Du 19 au 25 janvier 2022
MADRES PARALELAS
PEDRO ALMODOVAR
Espagne, sortie le 01/12/2021, 2h00 - VOST
Avec Pénélope Cruz, Milena Smit, Israel Elejalde
Prix de la Meilleure Interprétation féminine et 3 Nominations à la Mostra de Venise 2021 :
Lion d’Or - Meilleur scénario & Prix spécial du Jury.
Deux femmes, Janis et Ana, se rencontrent dans une chambre d'hôpital sur le point d’accoucher. Elles sont toutes les deux célibataires et sont tombées enceintes par accident.
Janis, d'âge mûr, photographe de mode, n'a aucun regret et durant les heures qui précèdent l'accouchement, elle est folle de joie.
Ana en revanche, est une adolescente effrayée, pleine de remords et traumatisée. Janis essaie de lui remonter le moral alors qu'elles marchent telles des somnambules dans le couloir de l'hôpital.
Les quelques mots qu'elles échangent pendant ces heures vont créer un lien très étroit entre elles, que le hasard se chargera de compliquer d'une manière qui changera leur vie à toutes les deux…

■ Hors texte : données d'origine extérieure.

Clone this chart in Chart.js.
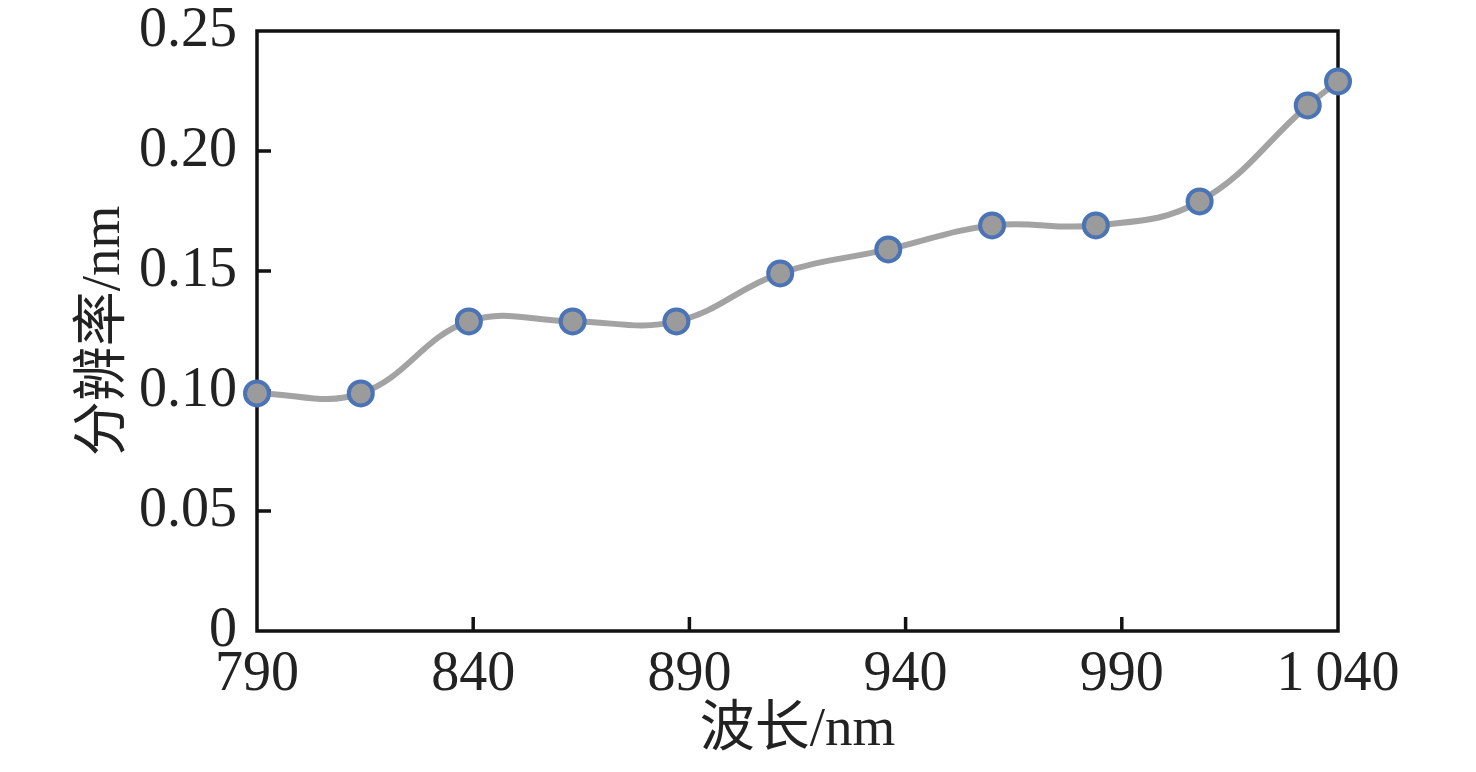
<!DOCTYPE html>
<html>
<head>
<meta charset="utf-8">
<script src="https://cdn.jsdelivr.net/npm/chart.js@4.4.1/dist/chart.umd.min.js"></script>
<style>
  html, body { margin: 0; padding: 0; background: #fff; }
  canvas { display: block; }
</style>
</head>
<body>
<canvas id="resChart" width="1476" height="772"></canvas>
<script>
// wavelength (nm) and resolution (nm)
const wavelengths = [790, 814, 839, 863, 887, 911, 936, 960, 984, 1008, 1033, 1040];
const resolution = [0.099, 0.099, 0.129, 0.129, 0.129, 0.149, 0.159, 0.169, 0.169, 0.179, 0.219, 0.229];
const xTicks = [790, 840, 890, 940, 990, 1040];
const yTicks = [0, 0.05, 0.10, 0.15, 0.20, 0.25];

const serif = '"Liberation Serif", "Noto Sans CJK SC", serif';

// box around the plot + inward tick marks
const framePlugin = {
    id: 'frame',
    beforeDatasetsDraw(chart) {
        const { ctx, chartArea: a, scales } = chart;
        ctx.save();
        ctx.strokeStyle = '#111';
        ctx.lineWidth = 3.5;
        ctx.strokeRect(a.left, a.top, a.right - a.left, a.bottom - a.top);
        ctx.beginPath();
        xTicks.slice(1, -1).forEach(v => {
            const px = scales.x.getPixelForValue(v);
            ctx.moveTo(px, a.bottom);
            ctx.lineTo(px, a.bottom - 14);
        });
        yTicks.slice(1, -1).forEach(v => {
            const py = scales.y.getPixelForValue(v);
            ctx.moveTo(a.left, py);
            ctx.lineTo(a.left + 14, py);
        });
        ctx.stroke();
        ctx.restore();
    }
};

const ctx = document.getElementById('resChart').getContext('2d');
const resChart = new Chart(ctx, {
    type: 'line',
    data: {
        datasets: [{
            data: wavelengths.map((w, i) => ({ x: w, y: resolution[i] })),
            borderColor: '#a3a3a3',
            borderWidth: 6,
            tension: 0.4,
            pointRadius: 12,
            pointBorderWidth: 4,
            pointBackgroundColor: '#9b9b9b',
            pointBorderColor: '#4a74b6',
            clip: false
        }]
    },
    options: {
        responsive: false,
        devicePixelRatio: 1,
        animation: false,
        layout: { padding: { top: 31, right: 138, bottom: 0, left: 0 } },
        plugins: { legend: { display: false }, tooltip: { enabled: false } },
        scales: {
            x: {
                type: 'linear',
                min: 790,
                max: 1040,
                afterBuildTicks: s => { s.ticks = xTicks.map(v => ({ value: v })); },
                afterFit: s => { s.height = 141; s.paddingLeft = 0; s.paddingRight = 0; },
                grid: { display: false, drawTicks: false },
                border: { display: false },
                ticks: {
                    padding: 11,
                    color: '#222',
                    font: { family: serif, size: 56 },
                    callback: v => v >= 1000 ? String(v).replace(/^(\d)/, '$1\u2009') : String(v)
                },
                title: {
                    display: true,
                    text: '波长/nm',
                    color: '#222',
                    font: { family: serif, size: 55 },
                    padding: { top: 8, bottom: 8 }
                }
            },
            y: {
                min: 0,
                max: 0.25,
                afterBuildTicks: s => { s.ticks = yTicks.map(v => ({ value: v })); },
                afterFit: s => { s.width = 257; s.paddingTop = 0; s.paddingBottom = 0; },
                grid: { display: false, drawTicks: false },
                border: { display: false },
                ticks: {
                    padding: 20,
                    color: '#222',
                    font: { family: serif, size: 56 },
                    callback: v => v === 0 ? '0' : v.toFixed(2)
                },
                title: {
                    display: true,
                    text: '分辨率/nm',
                    color: '#222',
                    font: { family: serif, size: 55 },
                    padding: { top: 72, bottom: 72 }
                }
            }
        }
    },
    plugins: [framePlugin]
});
</script>
</body>
</html>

Pedro Almodóvar vieillit au même rythme que son cinéma, avec ce que cela comporte d’avantages et de renoncements. L’âge aidant, le cinéaste s’attaque à un sujet longtemps tabou en Espagne, qu’il n’avait qu’effleuré, notamment dans «la Mauvaise Education» (2004) : les séquelles du franquisme.
En particulier ses victimes, jetées dans les fosses communes, que leurs descendants aimeraient enterrer dignement. Sujet qu’Almodóvar aborde par le biais du mélodrame, soit l’histoire de deux mères célibataires à qui le destin joue des tours.
A la jonction de la grande et de la petite histoire se trouve Janis, une photographe de mode, élevée par sa grand-mère, dont elle a promis de retrouver et d’inhumer le père, tué par des phalangistes.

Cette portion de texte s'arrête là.